It’s fair to say that some level of corruption exists everywhere. That, sadly, reflects the human condition. But not all governments and societies are equally imperfect either. The latest version of Transparency International’s Corruption Perceptions Index came out on Dec. 3. Of the 174 countries measured, the UK and Burma occupied places 14 and 156 respectively. This index is not definitive but it allows us to see how countries are perceived to be performing in tackling, or not tackling, corruption.
There is a view that corruption is a fixation of developed countries; a stick to beat developing countries and to congratulate themselves on their supposedly superior moral values. But protests and campaigns show that people in developing countries do care about corruption. Indeed, if you believe that things like the provision of public goods and services, the protection of basic rights, the preservation of functioning markets and of the rule of law are important for development, then you have a clear case for corruption mattering.
And corruption isn’t just a moral issue. If good economics is about the most efficient allocation of resources, then corruption tends towards the opposite: it depletes a country’s wealth, diverting revenue and resources from the public purse to corrupt pockets. Corruption thwarts efforts to alleviate poverty, disproportionately impacting on the poor and disadvantaged who literally can’t afford to take part in this illicit game. Corruption is therefore not just stealing; it can also amount to the rich stealing from the poor.
Corruption is also a transaction cost. The World Bank estimates that corruption adds at least 10 percent to the cost of doing business – a cost usually passed on to customers. Maybe some think that corruption is somehow a victimless crime: the company gets its contract, the official or politician gets his or her kickback, and life goes on—business is business, so what? But when contracts are awarded on the basis of personal gain, then everyone suffers. Bribery and corruption mean decisions are made for the wrong reasons and that the public good is suppressed.
What can we do to tackle corruption and keep it to a minimum? There are two overarching approaches. Firstly, minimise the opportunities for it to happen through strong institutions with good systems that catch and bring offenders to book and, secondly, create a culture which unambiguously teaches that it is wrong to be corrupt and enables people to blow the whistle on corruption when they see it.
What does this mean in practice? Well, it includes having an incorruptible and demonstrably politically neutral judiciary. It includes having a fearless, trusted anti-corruption agency with the right mandate and full political and public support. It means replacing opaque procurement mechanisms with transparent tendering processes; it means wherever possible putting services online; and it means regular intrusive oversight.

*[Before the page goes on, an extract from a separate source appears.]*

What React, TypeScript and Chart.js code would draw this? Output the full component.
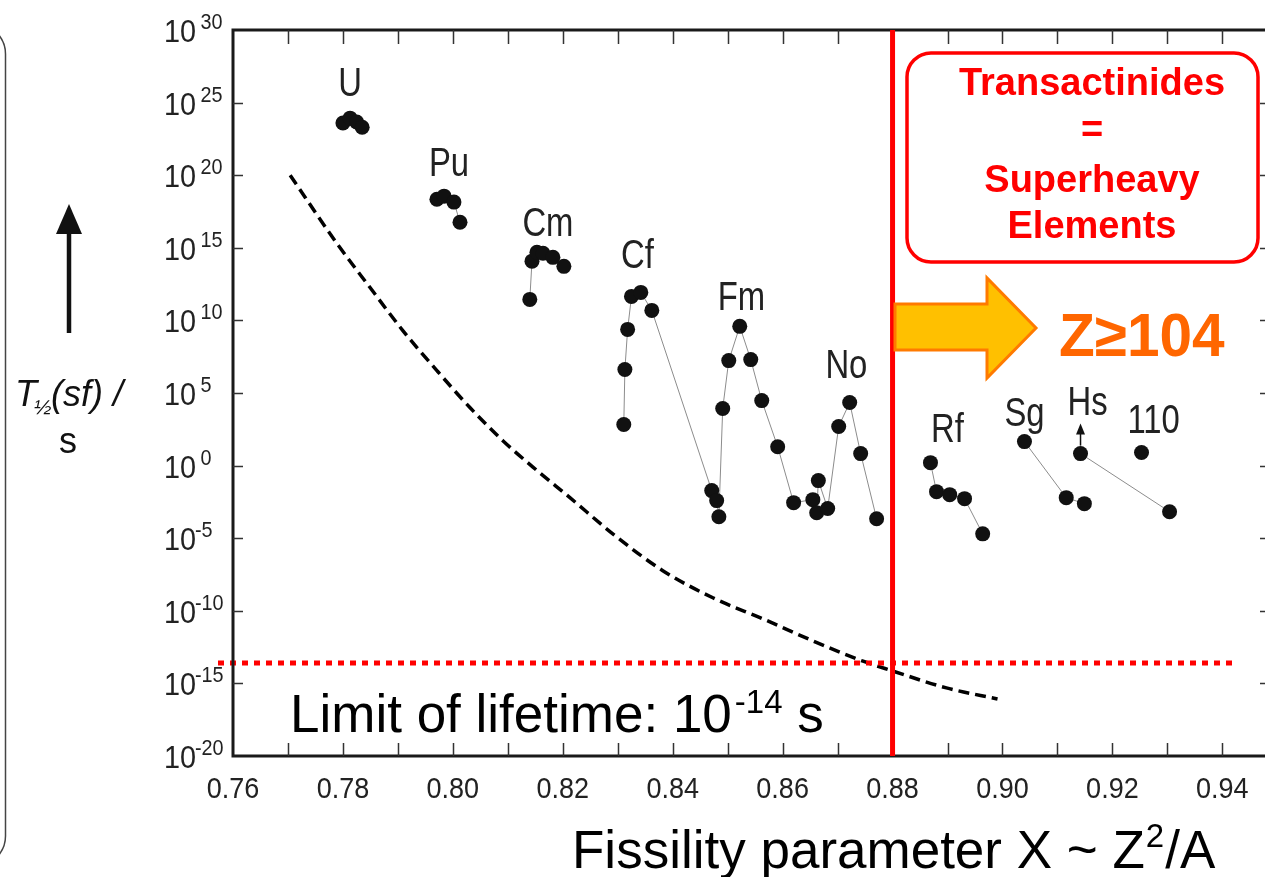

But I would argue that the cultural aspect of tackling corruption is even more important than these mechanisms. If any state official is not given, and then repeatedly reminded of, a code of ethics that stresses integrity, honesty and impartiality as prime values, then it won’t be surprising if they don’t live up to them.
Another vital question is whether those caught indulging in corruption are charged and if found guilty are they severely punished? Proper sanctions can have a huge deterrent effect. The opposite of that—in effect, impunity—can send an equally powerful message: namely, that such behaviour is somehow acceptable, unremarkable, or at least unpunishable. It’s a choice ultimately—between a zero tolerance and a ‘we tolerate anything’ approach.
Burma was recently voted the joint most generous country on earth—deservedly in my view. My hope is that this light of generosity can shine on the darkness that provides cover for corruption.
Tony Preston is head of the British Embassy’s Prosperity Team. This article has been published to mark International Anti-Corruption Day on Dec. 9.